Is the "Livin' the $2.8 Mil Dream" Draw Worth Entering?
Honestly, no lottery draw is "worth it" in a pure expected-value sense — the math never works in your favour, and anyone telling you otherwise is selling something. But that's not really the right frame for charity lotteries.
The more useful question is: compared to other ways you might spend $10 or $20 on entertainment or charitable giving, does an Endeavour ticket represent reasonable value? For most people, the answer is yes — you're getting a genuine (if remote) shot at a life-changing prize, you're contributing to an ACNC-registered cause, and the secondary prize structure means there's a non-trivial chance of winning something smaller along the way.
Where Endeavour draws tend to fall slightly short of competitors is on the prize-to-ticket-price ratio. RSL Art Union and Mater Prize Home draws have historically offered larger prize packages relative to ticket cost, which shifts the expected-value calculation even if it doesn't change the fundamental lottery math. If you're optimising purely for odds per dollar, those operators have an edge.
But if you're drawn to Endeavour's specific charitable causes, or you prefer the campaign frequency and accessibility of their draw schedule, that's a perfectly legitimate reason to enter. Check the full breakdown of current charity lottery draws on our site to see how the "Livin' the $2.8 Mil Dream" campaign stacks up against everything else closing in late 2026.
The Property Itself: What $2.8 Million Gets You in 2026
Prize home location matters more than most lottery coverage acknowledges. A $2.8 million prize in coastal Queensland is a very different asset from a $2.8 million prize in outer suburban Perth — different rental yield, different capital growth trajectory, different liquidity if you want to sell quickly.
According to CoreLogic's 2026 national property data, median house prices in southeast Queensland's growth corridors are running at $850,000–$1.1 million, meaning a $2.8 million prize home in that region represents a premium property — likely a prestige build with high-end finishes rather than a standard family home. Rental yields in those areas are sitting around 3.5–4.5% gross, which on a $2.8M asset translates to roughly $98,000–$126,000 in annual gross rental income if you chose to lease it rather than sell.
That's a meaningful consideration. Winners who hold Endeavour prize homes as investment properties have, in several documented cases, generated six-figure annual income streams from their winnings — which is a very different outcome from simply pocketing a cash prize and moving on.
Endeavour hasn't confirmed the specific location of the "Livin' the $2.8 Mil Dream" property at time of writing, but we'll update this page as details are released. In the meantime, you can browse all current prize home listings on our site for properties where location details are already confirmed.
How to Enter and What to Do After
Tickets are available directly through the Endeavour Lotteries website. Buy your tickets, save your confirmation email, and you're in the draw — Endeavour notifies winners directly using the contact details provided at purchase, so make sure those details are current.
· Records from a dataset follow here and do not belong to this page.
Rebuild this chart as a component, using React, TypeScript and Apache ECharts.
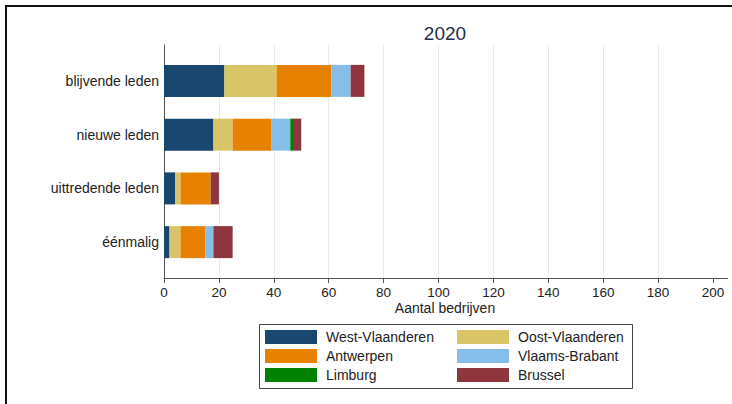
import React, { useEffect, useRef } from 'react';
import * as echarts from 'echarts';

const categories = ['blijvende leden', 'nieuwe leden', 'uittredende leden', 'éénmalig'];
const westVlaanderen = [22, 18, 4, 2];
const oostVlaanderen = [19, 7, 2, 4];
const antwerpen = [20, 14, 11, 9];
const vlaamsBrabant = [7, 7, 0, 3];
const limburg = [0, 1, 0, 0];
const brussel = [5, 3, 3, 7];
const xMin = 0;
const xMax = 200;
const xStep = 20;
const title = '2020';
const xName = 'Aantal bedrijven';

const seriesDefs = [
  { name: 'West-Vlaanderen', data: westVlaanderen, color: '#1a476f' },
  { name: 'Oost-Vlaanderen', data: oostVlaanderen, color: '#d9c467' },
  { name: 'Antwerpen', data: antwerpen, color: '#e68200' },
  { name: 'Vlaams-Brabant', data: vlaamsBrabant, color: '#85bfe9' },
  { name: 'Limburg', data: limburg, color: '#008000' },
  { name: 'Brussel', data: brussel, color: '#8f353d' },
];

const FONT = '"Liberation Sans", Arial, sans-serif';

export default function App() {
  const ref = useRef<HTMLDivElement>(null);
  useEffect(() => {
    if (!ref.current) return;
    const chart = echarts.init(ref.current, null, { renderer: 'svg' });
    const legendText = {
      fontSize: 14,
      color: '#222',
      fontFamily: FONT,
      lineHeight: 14,
      padding: [0, 0, 0, 4],
    };
    chart.setOption({
      animation: false,
      backgroundColor: '#fff',
      textStyle: { fontFamily: FONT },
      grid: [
        { left: 164, width: 549, top: 54, height: 215, containLabel: false },
        { left: 164, width: 549, top: 45, height: 233, containLabel: false },
      ],
      xAxis: [
        { type: 'value', gridIndex: 0, min: xMin, max: xMax, show: false },
        {
          type: 'value',
          gridIndex: 1,
          min: xMin,
          max: xMax,
          interval: xStep,
          axisLine: { show: true, lineStyle: { color: '#555', width: 1 } },
          axisTick: { show: true, length: 5, lineStyle: { color: '#555' } },
          axisLabel: { fontSize: 13.5, color: '#222', margin: 8, lineHeight: 12, fontFamily: FONT },
          splitLine: { show: true, showMaxLine: false, showMinLine: false, lineStyle: { color: '#e3ecef', width: 1 } },
        },
      ],
      yAxis: [
        {
          type: 'category',
          gridIndex: 0,
          data: categories,
          inverse: true,
          axisLine: { show: false },
          axisTick: { show: false },
          axisLabel: { fontSize: 14, color: '#222', margin: 5, fontFamily: FONT },
        },
        {
          type: 'value',
          gridIndex: 1,
          min: 0,
          max: 1,
          axisLine: { show: true, lineStyle: { color: '#555', width: 1 } },
          axisTick: { show: false },
          axisLabel: { show: false },
          splitLine: { show: false },
        },
      ],
      legend: [
        {
          orient: 'vertical',
          left: 265,
          top: 330,
          itemWidth: 52,
          itemHeight: 14,
          itemGap: 5,
          icon: 'rect',
          selectedMode: false,
          padding: 0,
          data: ['West-Vlaanderen', 'Antwerpen', 'Limburg'],
          textStyle: legendText,
        },
        {
          orient: 'vertical',
          left: 457,
          top: 330,
          itemWidth: 52,
          itemHeight: 14,
          itemGap: 5,
          icon: 'rect',
          selectedMode: false,
          padding: 0,
          data: ['Oost-Vlaanderen', 'Vlaams-Brabant', 'Brussel'],
          textStyle: legendText,
        },
      ],
      graphic: [
        {
          type: 'rect',
          z: -10,
          shape: { x: 6, y: 6, width: 1000, height: 1000 },
          style: { fill: 'none', stroke: '#111', lineWidth: 2 },
        },
        {
          type: 'rect',
          z: -5,
          shape: { x: 259.5, y: 324.5, width: 373, height: 64 },
          style: { fill: '#fff', stroke: '#444', lineWidth: 1 },
        },
        {
          type: 'line',
          shape: { x1: 713, y1: 278.5, x2: 728, y2: 278.5 },
          style: { stroke: '#555', lineWidth: 1 },
        },
        {
          type: 'text',
          x: 445,
          y: 33,
          style: {
            text: title,
            textAlign: 'center',
            textVerticalAlign: 'middle',
            fontSize: 19,
            fill: '#1f2d4d',
            fontFamily: FONT,
          },
        },
        {
          type: 'text',
          x: 445,
          y: 307.5,
          style: {
            text: xName,
            textAlign: 'center',
            textVerticalAlign: 'middle',
            fontSize: 14,
            lineHeight: 11,
            fill: '#222',
            fontFamily: FONT,
          },
        },
      ],
      series: seriesDefs.map((s) => ({
        name: s.name,
        type: 'bar',
        stack: 'total',
        xAxisIndex: 0,
        yAxisIndex: 0,
        barWidth: 32,
        data: s.data,
        itemStyle: { color: s.color },
      })),
    });
    return () => chart.dispose();
  }, []);
  return <div ref={ref} style={{ position: 'fixed', left: 0, top: 0, width: 732, height: 404 }} />;
}
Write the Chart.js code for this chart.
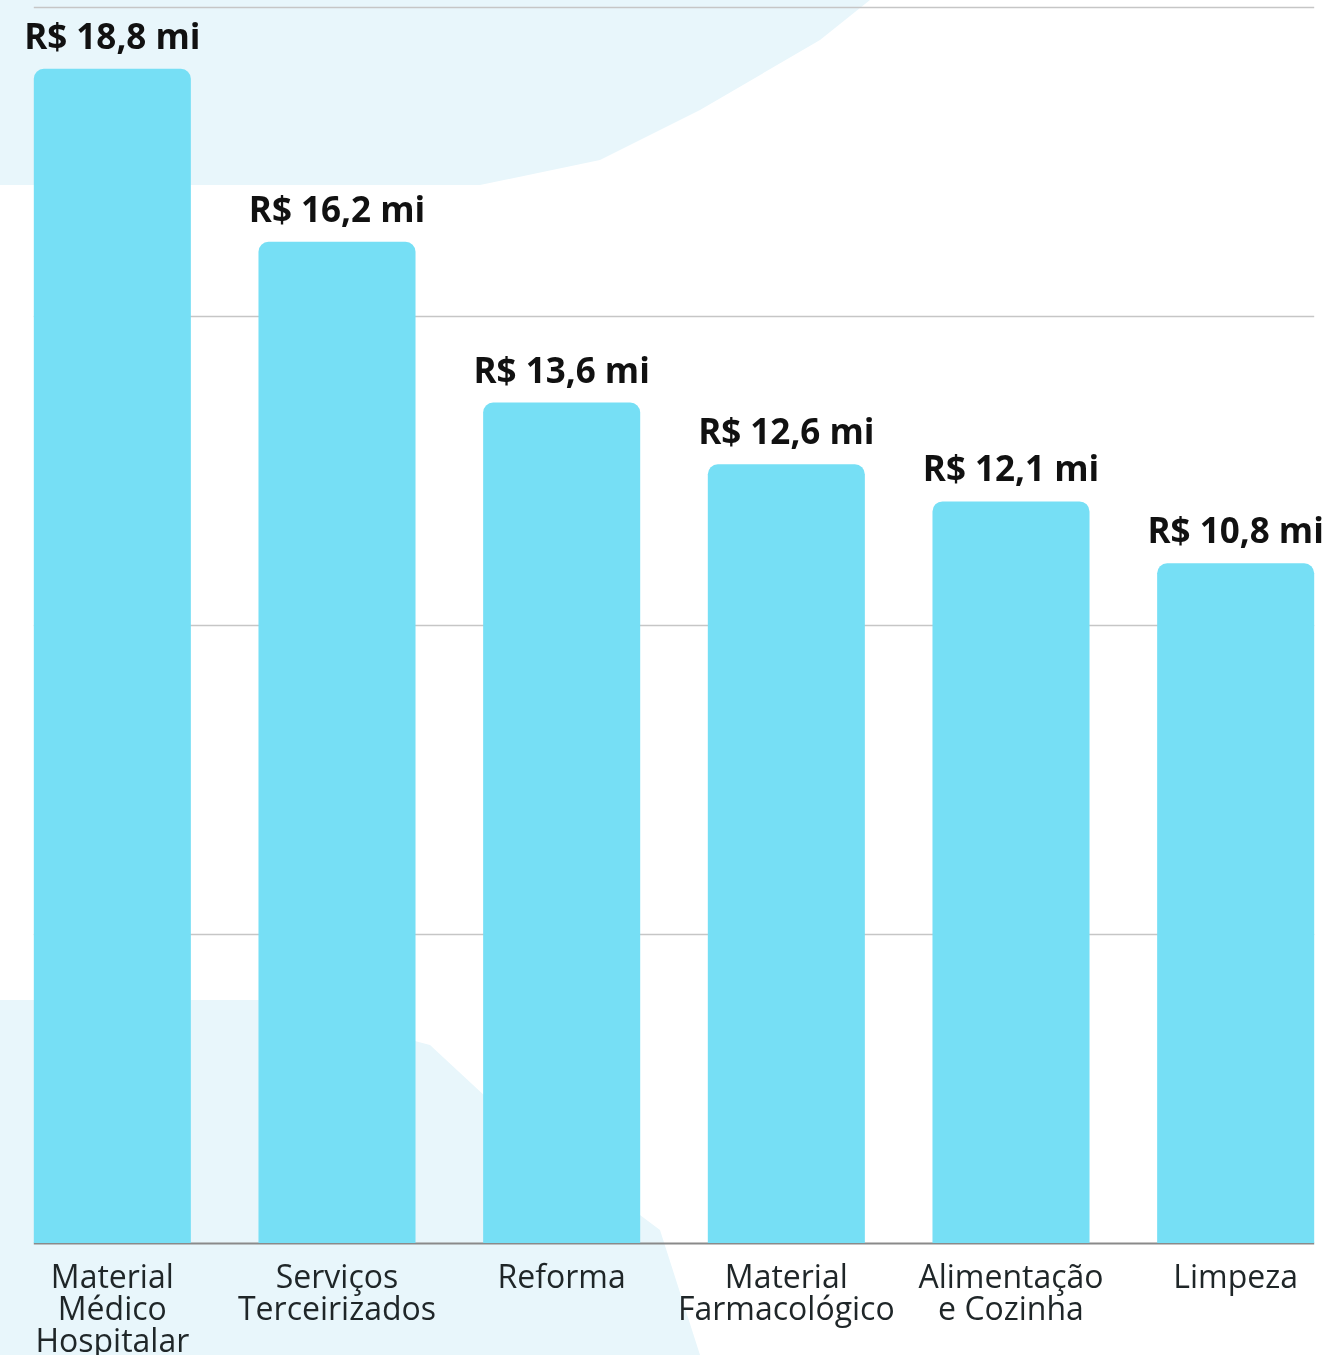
<!DOCTYPE html>
<html>
<head>
<meta charset="utf-8">
<script src="https://cdn.jsdelivr.net/npm/chart.js@4"></script>
<style>
  html, body { margin: 0; padding: 0; background: #fff; overflow: hidden; }
  #wrap { position: relative; width: 1348px; height: 1355px; overflow: hidden; }
  .blob { position: absolute; left: 0; top: 0; width: 1348px; height: 1355px; background: #e8f6fb; }
  #blobTop { clip-path: polygon(0 0, 870px 0, 820px 40px, 700px 110px, 600px 160px, 480px 185px, 0 185px); }
  #blobBot { clip-path: polygon(0 1000px, 260px 1000px, 430px 1045px, 500px 1110px, 580px 1170px, 660px 1230px, 700px 1355px, 0 1355px); }
  canvas { position: absolute; left: 0; top: 0; }
</style>
</head>
<body>
<div id="wrap">
  <div class="blob" id="blobTop"></div>
  <div class="blob" id="blobBot"></div>
  <canvas id="barChart" width="1348" height="1355"></canvas>
</div>
<script>
const categories = [
  ["Material", "Médico", "Hospitalar"],
  ["Serviços", "Terceirizados"],
  ["Reforma"],
  ["Material", "Farmacológico"],
  ["Alimentação", "e Cozinha"],
  ["Limpeza"]
];
const values = [19.0, 16.2, 13.6, 12.6, 12.0, 11.0];
const valueLabels = ["R$ 18,8 mi", "R$ 16,2 mi", "R$ 13,6 mi", "R$ 12,6 mi", "R$ 12,1 mi", "R$ 10,8 mi"];
const yTicks = [0, 5, 10, 15, 20];

const FONT = "'Open Sans', sans-serif";

// gridlines only span from first bar to last bar
const gridPlugin = {
  id: 'gridSpan',
  beforeDatasetsDraw(chart){
    const ctx = chart.ctx, y = chart.scales.y;
    const bars = chart.getDatasetMeta(0).data;
    const x0 = bars[0].x - bars[0].width / 2;
    const x1 = bars[bars.length - 1].x + bars[bars.length - 1].width / 2;
    ctx.save();
    yTicks.forEach(v => {
      const py = Math.round(y.getPixelForValue(v)) + 0.5;
      ctx.beginPath();
      ctx.strokeStyle = v === 0 ? '#8a8a8a' : '#c6c6c6';
      ctx.lineWidth = v === 0 ? 2 : 1.5;
      ctx.moveTo(x0, py); ctx.lineTo(x1, py); ctx.stroke();
    });
    ctx.restore();
  }
};

const valuePlugin = {
  id: 'valueLabels',
  afterDatasetsDraw(chart){
    const ctx = chart.ctx;
    ctx.save();
    ctx.font = `bold 35px ${FONT}`;
    ctx.fillStyle = '#111';
    ctx.textAlign = 'center';
    ctx.textBaseline = 'alphabetic';
    chart.getDatasetMeta(0).data.forEach((bar, i) => {
      ctx.fillText(valueLabels[i], bar.x, bar.y - 20);
    });
    ctx.restore();
  }
};

new Chart(document.getElementById('barChart').getContext('2d'), {
  type: 'bar',
  data: {
    labels: categories,
    datasets: [{
      data: values,
      backgroundColor: '#76dff5',
      borderWidth: 0,
      borderRadius: { topLeft: 10, topRight: 10, bottomLeft: 0, bottomRight: 0 },
      borderSkipped: 'bottom',
      categoryPercentage: 1,
      barPercentage: 0.699
    }]
  },
  options: {
    responsive: false,
    animation: false,
    layout: { padding: { top: 7, left: 0, right: 0, bottom: 0 } },
    plugins: { legend: { display: false }, tooltip: { enabled: false } },
    scales: {
      x: {
        grid: { display: false, drawTicks: false },
        border: { display: false },
        ticks: { color: '#1f2628', font: { family: FONT, size: 32, lineHeight: 1.0 }, padding: 20, maxRotation: 0, autoSkip: false },
        afterFit(scale){ scale.height = 112; }
      },
      y: {
        display: false,
        min: 0, max: 20,
        ticks: { stepSize: 5 }
      }
    }
  },
  plugins: [gridPlugin, valuePlugin]
});
</script>
</body>
</html>
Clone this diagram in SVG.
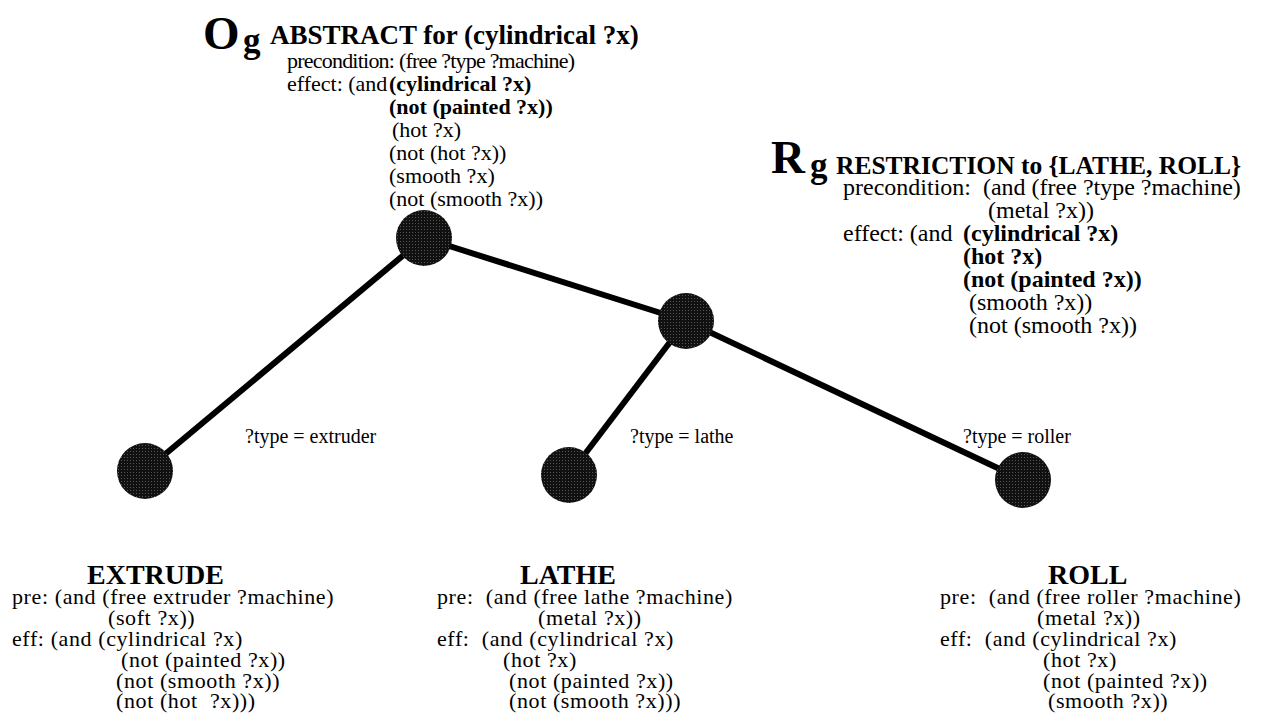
<svg xmlns="http://www.w3.org/2000/svg" width="1262" height="713" viewBox="0 0 1262 713">
<defs>
<pattern id="stip" width="3" height="3" patternUnits="userSpaceOnUse">
<rect width="3" height="3" fill="#111"/>
<rect x="1" y="1" width="1" height="1" fill="#555"/>
</pattern>
</defs>
<style>
text{font-family:"Liberation Serif","Times New Roman",serif;fill:#000}
.b{font-weight:bold}
.big{font-size:47px;font-weight:bold}
.sub{font-size:35px;font-weight:bold}
.ttl{font-size:27px;font-weight:bold}
.ttl2{font-size:25.5px;font-weight:bold}
.lt{font-size:28px;font-weight:bold}
.tl{font-size:22px}
.t{font-size:24px}
.lf{font-size:22px;letter-spacing:0.6px}
.el{font-size:20px}
.node{fill:url(#stip)}
.edge{stroke:#000;stroke-width:6;fill:none}
</style>
<g id="connectors">
<line class="edge" x1="424" y1="238" x2="145" y2="471"/>
<line class="edge" x1="424" y1="238" x2="686" y2="321"/>
<line class="edge" x1="686" y1="321" x2="569" y2="475"/>
<line class="edge" x1="686" y1="321" x2="1023" y2="480"/>
<text class="el" x="245" y="443">?type = extruder</text>
<text class="el" x="630" y="443">?type = lathe</text>
<text class="el" x="963" y="443">?type = roller</text>
</g>
<g id="node-abstract">
<ellipse class="node" cx="424" cy="238" rx="28" ry="28"/>
<text class="big" x="203" y="49">O</text>
<text class="sub" x="243" y="52">g</text>
<text class="ttl" x="270" y="44">ABSTRACT for (cylindrical ?x)</text>
<text class="tl" x="287" y="68" textLength="288" lengthAdjust="spacing">precondition: (free ?type ?machine)</text>
<text class="tl" x="287" y="91">effect: (and <tspan class="b" x="389">(cylindrical ?x)</tspan></text>
<text class="tl b" x="389" y="114">(not (painted ?x))</text>
<text class="tl" x="392" y="137">(hot ?x)</text>
<text class="tl" x="389" y="160">(not (hot ?x))</text>
<text class="tl" x="389" y="183">(smooth ?x)</text>
<text class="tl" x="389" y="206">(not (smooth ?x))</text>
</g>
<g id="node-restriction">
<ellipse class="node" cx="686" cy="321" rx="28" ry="28"/>
<text class="big" x="771" y="173">R</text>
<text class="sub" x="810" y="177">g</text>
<text class="ttl2" x="836" y="174">RESTRICTION to {LATHE, ROLL}</text>
<text class="t" x="843" y="195" xml:space="preserve">precondition:  (and (free ?type ?machine)</text>
<text class="t" x="988" y="218">(metal ?x))</text>
<text class="t" x="843" y="241">effect: (and <tspan class="b" x="963">(cylindrical ?x)</tspan></text>
<text class="t b" x="963" y="264">(hot ?x)</text>
<text class="t b" x="963" y="287">(not (painted ?x))</text>
<text class="t" x="969" y="310">(smooth ?x))</text>
<text class="t" x="969" y="333">(not (smooth ?x))</text>
</g>
<g id="node-extrude">
<ellipse class="node" cx="145" cy="471" rx="28" ry="28"/>
<text class="lt" x="87" y="584">EXTRUDE</text>
<text class="lf" x="12" y="604">pre: (and (free extruder ?machine)</text>
<text class="lf" x="108" y="625">(soft ?x))</text>
<text class="lf" x="12" y="646">eff: (and (cylindrical ?x)</text>
<text class="lf" x="121" y="667">(not (painted ?x))</text>
<text class="lf" x="116" y="688">(not (smooth ?x))</text>
<text class="lf" x="116" y="708" xml:space="preserve">(not (hot  ?x)))</text>
</g>
<g id="node-lathe">
<ellipse class="node" cx="569" cy="475" rx="28" ry="28"/>
<text class="lt" x="520" y="584">LATHE</text>
<text class="lf" x="437" y="604" xml:space="preserve">pre:  (and (free lathe ?machine)</text>
<text class="lf" x="538" y="625">(metal ?x))</text>
<text class="lf" x="437" y="646" xml:space="preserve">eff:  (and (cylindrical ?x)</text>
<text class="lf" x="503" y="667">(hot ?x)</text>
<text class="lf" x="509" y="688">(not (painted ?x))</text>
<text class="lf" x="509" y="708">(not (smooth ?x)))</text>
</g>
<g id="node-roll">
<ellipse class="node" cx="1023" cy="480" rx="28" ry="28"/>
<text class="lt" x="1048" y="584">ROLL</text>
<text class="lf" x="940" y="604" xml:space="preserve">pre:  (and (free roller ?machine)</text>
<text class="lf" x="1037" y="625">(metal ?x))</text>
<text class="lf" x="940" y="646" xml:space="preserve">eff:  (and (cylindrical ?x)</text>
<text class="lf" x="1043" y="667">(hot ?x)</text>
<text class="lf" x="1043" y="688">(not (painted ?x))</text>
<text class="lf" x="1048" y="708">(smooth ?x))</text>
</g>
</svg>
The draw closes 6 November 2026.
One practical tip: if you're buying multiple tickets across different draws, keep a simple spreadsheet of draw close dates, ticket numbers, and confirmation references. It sounds obvious, but a surprising number of secondary prize winners only discover their win because they proactively checked draw results rather than waiting for a notification that never came.